* begin *

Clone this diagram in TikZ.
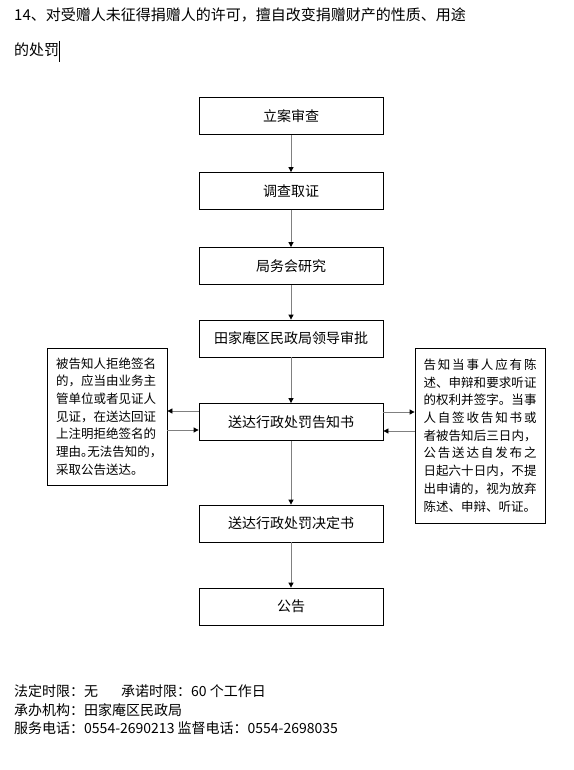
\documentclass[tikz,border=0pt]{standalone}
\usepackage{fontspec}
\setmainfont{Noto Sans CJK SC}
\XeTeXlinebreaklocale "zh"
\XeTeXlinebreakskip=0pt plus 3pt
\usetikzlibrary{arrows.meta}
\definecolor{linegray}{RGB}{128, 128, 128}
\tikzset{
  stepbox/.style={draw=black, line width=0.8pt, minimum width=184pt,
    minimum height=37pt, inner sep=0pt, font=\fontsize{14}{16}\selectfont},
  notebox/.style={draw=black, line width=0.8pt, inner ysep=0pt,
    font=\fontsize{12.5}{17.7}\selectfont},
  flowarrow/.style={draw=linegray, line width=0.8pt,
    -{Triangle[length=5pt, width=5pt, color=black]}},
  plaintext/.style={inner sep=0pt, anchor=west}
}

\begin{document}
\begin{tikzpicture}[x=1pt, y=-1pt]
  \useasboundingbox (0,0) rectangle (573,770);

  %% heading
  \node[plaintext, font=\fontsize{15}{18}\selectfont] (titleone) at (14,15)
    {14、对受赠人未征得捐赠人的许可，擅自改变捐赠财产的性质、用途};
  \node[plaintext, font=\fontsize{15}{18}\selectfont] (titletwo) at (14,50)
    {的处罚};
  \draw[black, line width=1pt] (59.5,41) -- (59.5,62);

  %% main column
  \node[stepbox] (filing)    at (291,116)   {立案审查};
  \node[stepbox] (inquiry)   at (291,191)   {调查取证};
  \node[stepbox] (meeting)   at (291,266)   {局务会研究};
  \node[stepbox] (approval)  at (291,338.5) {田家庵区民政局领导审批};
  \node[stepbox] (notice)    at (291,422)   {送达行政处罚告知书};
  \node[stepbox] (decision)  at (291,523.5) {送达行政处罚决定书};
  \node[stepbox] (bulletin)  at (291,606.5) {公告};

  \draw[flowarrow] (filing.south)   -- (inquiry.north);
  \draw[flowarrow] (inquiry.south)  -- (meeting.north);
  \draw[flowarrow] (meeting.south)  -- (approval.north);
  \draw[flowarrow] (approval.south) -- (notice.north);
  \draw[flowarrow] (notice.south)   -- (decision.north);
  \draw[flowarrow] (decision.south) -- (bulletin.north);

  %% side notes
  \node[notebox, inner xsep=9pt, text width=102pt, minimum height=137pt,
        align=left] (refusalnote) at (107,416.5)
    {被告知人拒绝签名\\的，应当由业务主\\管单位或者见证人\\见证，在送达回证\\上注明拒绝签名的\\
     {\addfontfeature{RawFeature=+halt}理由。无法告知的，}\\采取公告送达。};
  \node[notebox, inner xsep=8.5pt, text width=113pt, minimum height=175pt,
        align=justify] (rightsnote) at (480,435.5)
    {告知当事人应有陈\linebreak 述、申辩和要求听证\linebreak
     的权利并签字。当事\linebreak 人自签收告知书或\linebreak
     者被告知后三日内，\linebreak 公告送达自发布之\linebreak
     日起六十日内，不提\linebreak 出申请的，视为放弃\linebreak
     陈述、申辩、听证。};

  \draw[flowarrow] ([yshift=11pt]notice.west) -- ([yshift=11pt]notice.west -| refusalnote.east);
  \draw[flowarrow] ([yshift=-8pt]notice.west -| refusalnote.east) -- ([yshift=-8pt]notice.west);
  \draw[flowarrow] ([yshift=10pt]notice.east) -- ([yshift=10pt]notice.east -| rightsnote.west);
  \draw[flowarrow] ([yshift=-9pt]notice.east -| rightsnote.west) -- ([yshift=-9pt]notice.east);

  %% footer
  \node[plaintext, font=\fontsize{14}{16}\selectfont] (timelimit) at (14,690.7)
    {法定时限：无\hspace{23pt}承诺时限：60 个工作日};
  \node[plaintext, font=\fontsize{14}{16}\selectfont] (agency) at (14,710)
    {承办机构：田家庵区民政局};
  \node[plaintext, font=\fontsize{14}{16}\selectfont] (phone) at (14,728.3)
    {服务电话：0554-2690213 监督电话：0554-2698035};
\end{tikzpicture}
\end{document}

* end *

=== Exercise task ===
Take the material above from its first line through the line holding "(0,0) rectangle (573,770);" and set it down exactly, without the pictures.

=== Task output ===
Clone this diagram in TikZ.
\documentclass[tikz,border=0pt]{standalone}
\usepackage{fontspec}
\setmainfont{Noto Sans CJK SC}
\XeTeXlinebreaklocale "zh"
\XeTeXlinebreakskip=0pt plus 3pt
\usetikzlibrary{arrows.meta}
\definecolor{linegray}{RGB}{128, 128, 128}
\tikzset{
  stepbox/.style={draw=black, line width=0.8pt, minimum width=184pt,
    minimum height=37pt, inner sep=0pt, font=\fontsize{14}{16}\selectfont},
  notebox/.style={draw=black, line width=0.8pt, inner ysep=0pt,
    font=\fontsize{12.5}{17.7}\selectfont},
  flowarrow/.style={draw=linegray, line width=0.8pt,
    -{Triangle[length=5pt, width=5pt, color=black]}},
  plaintext/.style={inner sep=0pt, anchor=west}
}

\begin{document}
\begin{tikzpicture}[x=1pt, y=-1pt]
  \useasboundingbox (0,0) rectangle (573,770);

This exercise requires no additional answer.